Reproduce, exactly and in full, the lines from the one with "Recreate this image" through the one with "const tipY = [0.805, 0.280, 0.166];" in the data below; drop pictures.

━━ Input rows ━━

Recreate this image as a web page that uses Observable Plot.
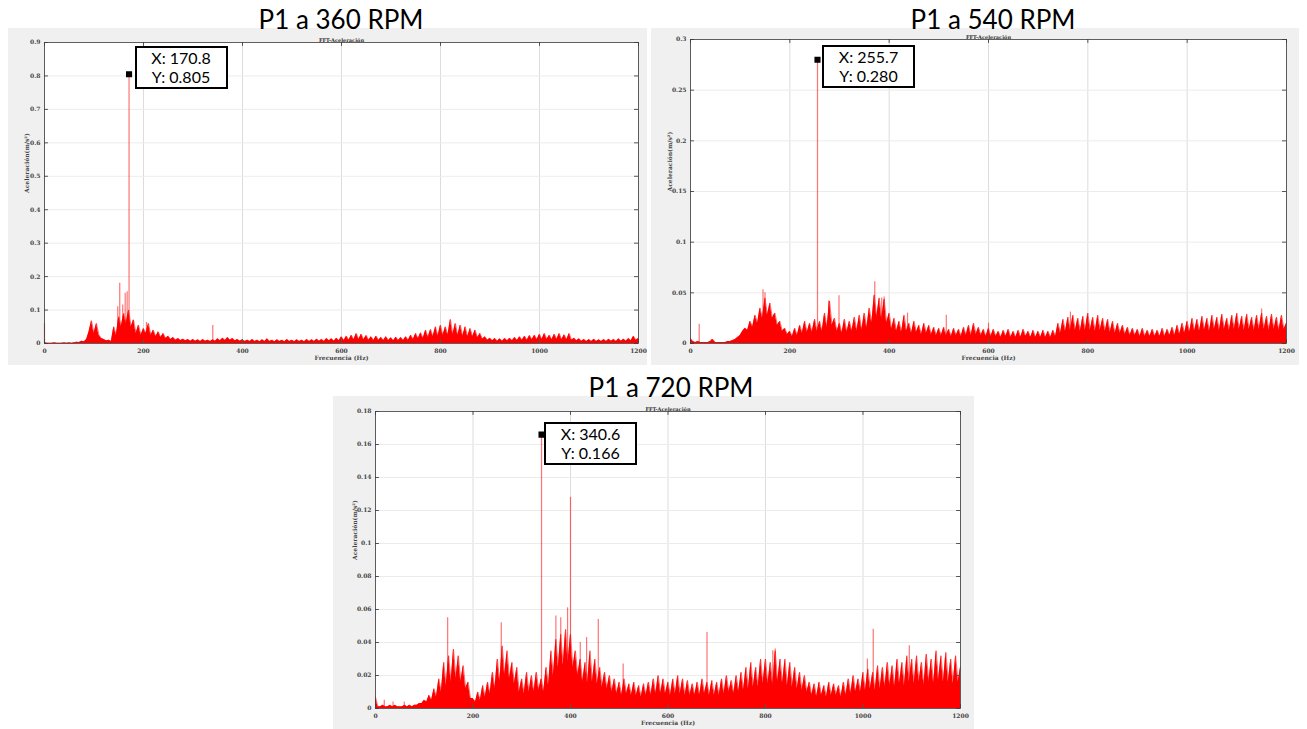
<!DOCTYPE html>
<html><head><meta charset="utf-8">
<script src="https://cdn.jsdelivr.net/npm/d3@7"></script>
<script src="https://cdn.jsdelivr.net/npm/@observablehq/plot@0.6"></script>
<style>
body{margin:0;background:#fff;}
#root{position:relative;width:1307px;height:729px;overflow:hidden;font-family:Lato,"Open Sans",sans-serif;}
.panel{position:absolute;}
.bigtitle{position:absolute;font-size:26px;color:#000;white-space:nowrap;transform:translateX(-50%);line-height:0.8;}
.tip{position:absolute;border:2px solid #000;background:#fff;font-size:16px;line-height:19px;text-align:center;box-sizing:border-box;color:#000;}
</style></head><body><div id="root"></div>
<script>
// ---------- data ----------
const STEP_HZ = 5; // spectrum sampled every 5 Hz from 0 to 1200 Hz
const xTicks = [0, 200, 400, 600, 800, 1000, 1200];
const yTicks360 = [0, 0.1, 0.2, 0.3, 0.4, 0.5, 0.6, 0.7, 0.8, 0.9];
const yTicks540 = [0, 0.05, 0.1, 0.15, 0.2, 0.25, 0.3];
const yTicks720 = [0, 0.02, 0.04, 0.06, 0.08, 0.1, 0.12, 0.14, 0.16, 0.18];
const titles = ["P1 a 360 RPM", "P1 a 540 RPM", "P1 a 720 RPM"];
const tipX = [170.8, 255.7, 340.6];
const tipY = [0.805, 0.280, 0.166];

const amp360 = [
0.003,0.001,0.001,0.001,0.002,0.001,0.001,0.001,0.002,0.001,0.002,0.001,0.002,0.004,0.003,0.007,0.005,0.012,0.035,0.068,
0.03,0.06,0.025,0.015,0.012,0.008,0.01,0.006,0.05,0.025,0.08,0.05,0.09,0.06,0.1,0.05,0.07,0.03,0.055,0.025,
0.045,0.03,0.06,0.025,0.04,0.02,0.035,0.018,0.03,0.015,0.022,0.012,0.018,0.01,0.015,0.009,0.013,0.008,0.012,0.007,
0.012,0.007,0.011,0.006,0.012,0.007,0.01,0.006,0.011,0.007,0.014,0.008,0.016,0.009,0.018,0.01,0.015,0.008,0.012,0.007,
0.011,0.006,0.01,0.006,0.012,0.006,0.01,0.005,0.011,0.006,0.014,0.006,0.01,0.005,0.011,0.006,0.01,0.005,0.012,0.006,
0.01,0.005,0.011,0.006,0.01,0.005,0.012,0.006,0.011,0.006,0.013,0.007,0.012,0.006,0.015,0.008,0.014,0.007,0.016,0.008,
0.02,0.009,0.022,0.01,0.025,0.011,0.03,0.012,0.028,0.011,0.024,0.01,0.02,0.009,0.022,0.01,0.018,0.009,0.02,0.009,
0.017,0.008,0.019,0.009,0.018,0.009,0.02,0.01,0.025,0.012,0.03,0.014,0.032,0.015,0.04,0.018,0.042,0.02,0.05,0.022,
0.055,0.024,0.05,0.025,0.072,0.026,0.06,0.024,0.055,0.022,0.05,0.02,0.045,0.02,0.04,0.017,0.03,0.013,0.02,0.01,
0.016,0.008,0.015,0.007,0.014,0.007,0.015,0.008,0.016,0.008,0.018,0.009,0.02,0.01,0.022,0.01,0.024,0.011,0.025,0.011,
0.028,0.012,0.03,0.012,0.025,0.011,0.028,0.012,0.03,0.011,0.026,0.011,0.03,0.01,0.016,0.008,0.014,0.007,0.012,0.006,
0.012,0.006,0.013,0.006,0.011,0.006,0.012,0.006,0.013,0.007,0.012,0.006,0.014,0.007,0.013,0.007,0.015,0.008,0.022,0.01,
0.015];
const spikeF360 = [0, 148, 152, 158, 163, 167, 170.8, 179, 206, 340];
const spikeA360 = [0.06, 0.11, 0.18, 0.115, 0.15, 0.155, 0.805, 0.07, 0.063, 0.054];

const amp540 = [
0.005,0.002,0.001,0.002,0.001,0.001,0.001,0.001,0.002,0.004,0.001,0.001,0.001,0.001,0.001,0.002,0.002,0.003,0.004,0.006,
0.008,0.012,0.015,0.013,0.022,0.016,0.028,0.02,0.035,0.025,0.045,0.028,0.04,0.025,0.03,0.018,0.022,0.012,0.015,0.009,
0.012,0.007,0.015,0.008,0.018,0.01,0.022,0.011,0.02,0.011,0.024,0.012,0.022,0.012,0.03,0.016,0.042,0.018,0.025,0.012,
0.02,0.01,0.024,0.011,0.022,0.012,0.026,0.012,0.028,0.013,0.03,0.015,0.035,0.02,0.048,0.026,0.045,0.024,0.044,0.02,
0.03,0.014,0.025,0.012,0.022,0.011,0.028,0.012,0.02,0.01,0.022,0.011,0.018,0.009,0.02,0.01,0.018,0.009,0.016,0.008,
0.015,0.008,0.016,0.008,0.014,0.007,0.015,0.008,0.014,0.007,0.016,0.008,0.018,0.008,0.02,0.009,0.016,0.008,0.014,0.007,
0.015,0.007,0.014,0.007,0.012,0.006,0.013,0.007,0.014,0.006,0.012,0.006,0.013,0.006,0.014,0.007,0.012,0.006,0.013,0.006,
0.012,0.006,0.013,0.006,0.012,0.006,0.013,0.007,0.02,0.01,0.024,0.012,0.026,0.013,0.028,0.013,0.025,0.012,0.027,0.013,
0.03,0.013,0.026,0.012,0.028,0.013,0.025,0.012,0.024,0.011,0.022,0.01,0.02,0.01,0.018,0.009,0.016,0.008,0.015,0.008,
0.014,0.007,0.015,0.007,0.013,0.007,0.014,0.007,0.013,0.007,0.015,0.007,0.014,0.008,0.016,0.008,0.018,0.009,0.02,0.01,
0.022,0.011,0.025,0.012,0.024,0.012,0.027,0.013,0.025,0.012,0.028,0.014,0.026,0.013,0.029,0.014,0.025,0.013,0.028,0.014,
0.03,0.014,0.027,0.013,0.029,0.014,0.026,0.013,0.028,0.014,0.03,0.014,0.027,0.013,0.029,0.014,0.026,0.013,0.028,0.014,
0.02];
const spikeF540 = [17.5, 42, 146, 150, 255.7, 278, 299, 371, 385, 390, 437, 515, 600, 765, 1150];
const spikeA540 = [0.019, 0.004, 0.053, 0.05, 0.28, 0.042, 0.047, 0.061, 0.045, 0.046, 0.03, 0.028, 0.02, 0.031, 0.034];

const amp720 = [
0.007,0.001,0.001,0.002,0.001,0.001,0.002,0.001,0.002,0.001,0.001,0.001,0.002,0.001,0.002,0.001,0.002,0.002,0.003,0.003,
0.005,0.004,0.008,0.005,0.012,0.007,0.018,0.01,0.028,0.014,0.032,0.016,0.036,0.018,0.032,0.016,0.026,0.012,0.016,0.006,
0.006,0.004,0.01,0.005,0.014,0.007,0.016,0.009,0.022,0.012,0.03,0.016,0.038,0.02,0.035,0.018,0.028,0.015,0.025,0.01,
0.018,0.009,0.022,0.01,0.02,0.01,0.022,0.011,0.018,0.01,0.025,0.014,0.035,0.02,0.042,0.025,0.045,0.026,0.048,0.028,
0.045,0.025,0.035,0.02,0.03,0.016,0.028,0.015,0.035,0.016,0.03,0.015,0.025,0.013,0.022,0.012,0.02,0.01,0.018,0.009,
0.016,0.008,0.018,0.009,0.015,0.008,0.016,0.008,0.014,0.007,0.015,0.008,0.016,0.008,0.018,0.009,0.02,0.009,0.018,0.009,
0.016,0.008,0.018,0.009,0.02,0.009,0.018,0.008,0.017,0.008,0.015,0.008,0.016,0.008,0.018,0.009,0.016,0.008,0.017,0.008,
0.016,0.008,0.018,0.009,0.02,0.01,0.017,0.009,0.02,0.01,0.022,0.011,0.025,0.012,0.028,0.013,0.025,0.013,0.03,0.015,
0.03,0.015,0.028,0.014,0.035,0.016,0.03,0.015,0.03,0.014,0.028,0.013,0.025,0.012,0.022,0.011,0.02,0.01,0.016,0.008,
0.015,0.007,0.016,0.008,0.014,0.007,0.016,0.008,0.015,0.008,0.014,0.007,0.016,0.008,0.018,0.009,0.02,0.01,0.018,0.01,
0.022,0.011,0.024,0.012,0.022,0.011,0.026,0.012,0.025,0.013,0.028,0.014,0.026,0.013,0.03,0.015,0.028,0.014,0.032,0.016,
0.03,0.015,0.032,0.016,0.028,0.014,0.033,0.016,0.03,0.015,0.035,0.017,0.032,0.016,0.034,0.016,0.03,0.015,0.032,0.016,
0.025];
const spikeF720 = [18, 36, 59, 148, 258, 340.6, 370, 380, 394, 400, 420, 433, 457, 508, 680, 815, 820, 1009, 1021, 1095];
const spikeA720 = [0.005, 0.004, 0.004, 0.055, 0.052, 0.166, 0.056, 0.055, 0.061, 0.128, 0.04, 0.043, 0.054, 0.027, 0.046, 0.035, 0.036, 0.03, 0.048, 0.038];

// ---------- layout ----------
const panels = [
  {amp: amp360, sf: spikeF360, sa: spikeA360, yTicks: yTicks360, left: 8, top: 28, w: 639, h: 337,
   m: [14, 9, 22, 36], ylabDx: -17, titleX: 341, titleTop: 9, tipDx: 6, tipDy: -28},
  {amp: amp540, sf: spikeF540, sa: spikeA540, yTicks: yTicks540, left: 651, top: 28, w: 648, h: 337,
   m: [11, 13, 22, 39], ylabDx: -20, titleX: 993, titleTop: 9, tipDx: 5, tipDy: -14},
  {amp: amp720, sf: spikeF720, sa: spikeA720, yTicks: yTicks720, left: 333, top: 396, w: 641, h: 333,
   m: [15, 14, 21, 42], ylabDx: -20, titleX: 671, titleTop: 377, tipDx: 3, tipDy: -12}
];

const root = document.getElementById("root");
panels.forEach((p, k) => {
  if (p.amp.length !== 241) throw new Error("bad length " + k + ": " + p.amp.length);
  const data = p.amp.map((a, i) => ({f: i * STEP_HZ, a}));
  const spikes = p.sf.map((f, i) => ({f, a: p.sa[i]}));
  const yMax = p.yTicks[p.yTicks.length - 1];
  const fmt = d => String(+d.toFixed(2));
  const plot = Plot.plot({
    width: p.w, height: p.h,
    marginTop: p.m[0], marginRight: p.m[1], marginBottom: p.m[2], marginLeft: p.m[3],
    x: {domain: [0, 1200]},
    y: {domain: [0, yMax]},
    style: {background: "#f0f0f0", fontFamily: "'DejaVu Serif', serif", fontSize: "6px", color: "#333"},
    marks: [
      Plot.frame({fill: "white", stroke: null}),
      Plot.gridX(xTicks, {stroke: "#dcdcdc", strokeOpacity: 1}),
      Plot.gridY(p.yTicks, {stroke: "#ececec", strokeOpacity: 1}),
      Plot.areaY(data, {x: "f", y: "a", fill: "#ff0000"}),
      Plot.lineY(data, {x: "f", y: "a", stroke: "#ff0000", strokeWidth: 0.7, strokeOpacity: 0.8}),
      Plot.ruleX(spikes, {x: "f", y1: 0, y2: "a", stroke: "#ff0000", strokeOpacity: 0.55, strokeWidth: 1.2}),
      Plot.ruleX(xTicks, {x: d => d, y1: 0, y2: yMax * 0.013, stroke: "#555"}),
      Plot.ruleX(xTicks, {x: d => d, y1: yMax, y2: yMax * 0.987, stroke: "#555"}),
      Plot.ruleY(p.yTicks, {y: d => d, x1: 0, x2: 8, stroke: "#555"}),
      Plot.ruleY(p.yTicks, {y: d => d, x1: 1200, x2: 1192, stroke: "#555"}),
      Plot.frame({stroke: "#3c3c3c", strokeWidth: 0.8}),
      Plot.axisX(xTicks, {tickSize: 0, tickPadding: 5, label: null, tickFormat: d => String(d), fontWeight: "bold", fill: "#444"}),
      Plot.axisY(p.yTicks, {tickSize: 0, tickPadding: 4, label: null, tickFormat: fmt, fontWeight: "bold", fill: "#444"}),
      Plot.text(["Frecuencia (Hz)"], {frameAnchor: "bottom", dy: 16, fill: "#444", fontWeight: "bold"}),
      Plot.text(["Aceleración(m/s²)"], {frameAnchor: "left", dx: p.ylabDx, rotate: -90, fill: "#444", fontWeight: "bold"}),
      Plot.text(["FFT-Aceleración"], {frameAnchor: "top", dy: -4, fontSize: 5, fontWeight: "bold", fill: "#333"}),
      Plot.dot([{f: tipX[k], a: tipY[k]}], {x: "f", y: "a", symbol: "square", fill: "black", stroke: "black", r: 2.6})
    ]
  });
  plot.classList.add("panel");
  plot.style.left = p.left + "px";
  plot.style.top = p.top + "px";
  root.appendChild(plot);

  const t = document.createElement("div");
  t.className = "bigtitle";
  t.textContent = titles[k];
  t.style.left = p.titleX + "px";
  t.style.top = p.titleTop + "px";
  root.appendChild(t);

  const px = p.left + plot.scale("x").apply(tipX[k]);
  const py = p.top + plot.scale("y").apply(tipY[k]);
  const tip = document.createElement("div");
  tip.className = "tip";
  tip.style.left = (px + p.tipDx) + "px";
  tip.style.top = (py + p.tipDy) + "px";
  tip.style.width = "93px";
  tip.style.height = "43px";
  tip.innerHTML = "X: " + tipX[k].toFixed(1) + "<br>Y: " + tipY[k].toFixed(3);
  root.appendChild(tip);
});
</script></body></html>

━━━
━━ Input rows ━━

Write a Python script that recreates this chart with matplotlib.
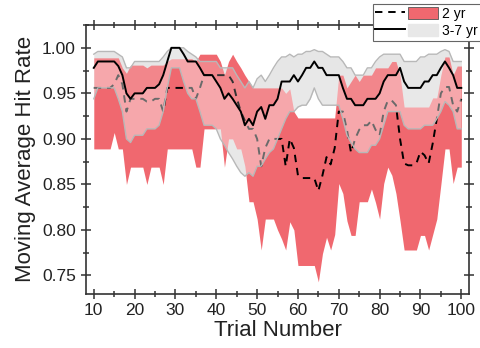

━━━

Exercise result -
Recreate this image as a web page that uses Observable Plot.
<!DOCTYPE html>
<html><head><meta charset="utf-8">
<script src="https://cdn.jsdelivr.net/npm/d3@7"></script>
<script src="https://cdn.jsdelivr.net/npm/@observablehq/plot@0.6"></script>
<style>
body{margin:0;background:#fff;}
#root{position:relative;width:1307px;height:729px;overflow:hidden;font-family:Lato,"Open Sans",sans-serif;}
.panel{position:absolute;}
.bigtitle{position:absolute;font-size:26px;color:#000;white-space:nowrap;transform:translateX(-50%);line-height:0.8;}
.tip{position:absolute;border:2px solid #000;background:#fff;font-size:16px;line-height:19px;text-align:center;box-sizing:border-box;color:#000;}
</style></head><body><div id="root"></div>
<script>
// ---------- data ----------
const STEP_HZ = 5; // spectrum sampled every 5 Hz from 0 to 1200 Hz
const xTicks = [0, 200, 400, 600, 800, 1000, 1200];
const yTicks360 = [0, 0.1, 0.2, 0.3, 0.4, 0.5, 0.6, 0.7, 0.8, 0.9];
const yTicks540 = [0, 0.05, 0.1, 0.15, 0.2, 0.25, 0.3];
const yTicks720 = [0, 0.02, 0.04, 0.06, 0.08, 0.1, 0.12, 0.14, 0.16, 0.18];
const titles = ["P1 a 360 RPM", "P1 a 540 RPM", "P1 a 720 RPM"];
const tipX = [170.8, 255.7, 340.6];
const tipY = [0.805, 0.280, 0.166];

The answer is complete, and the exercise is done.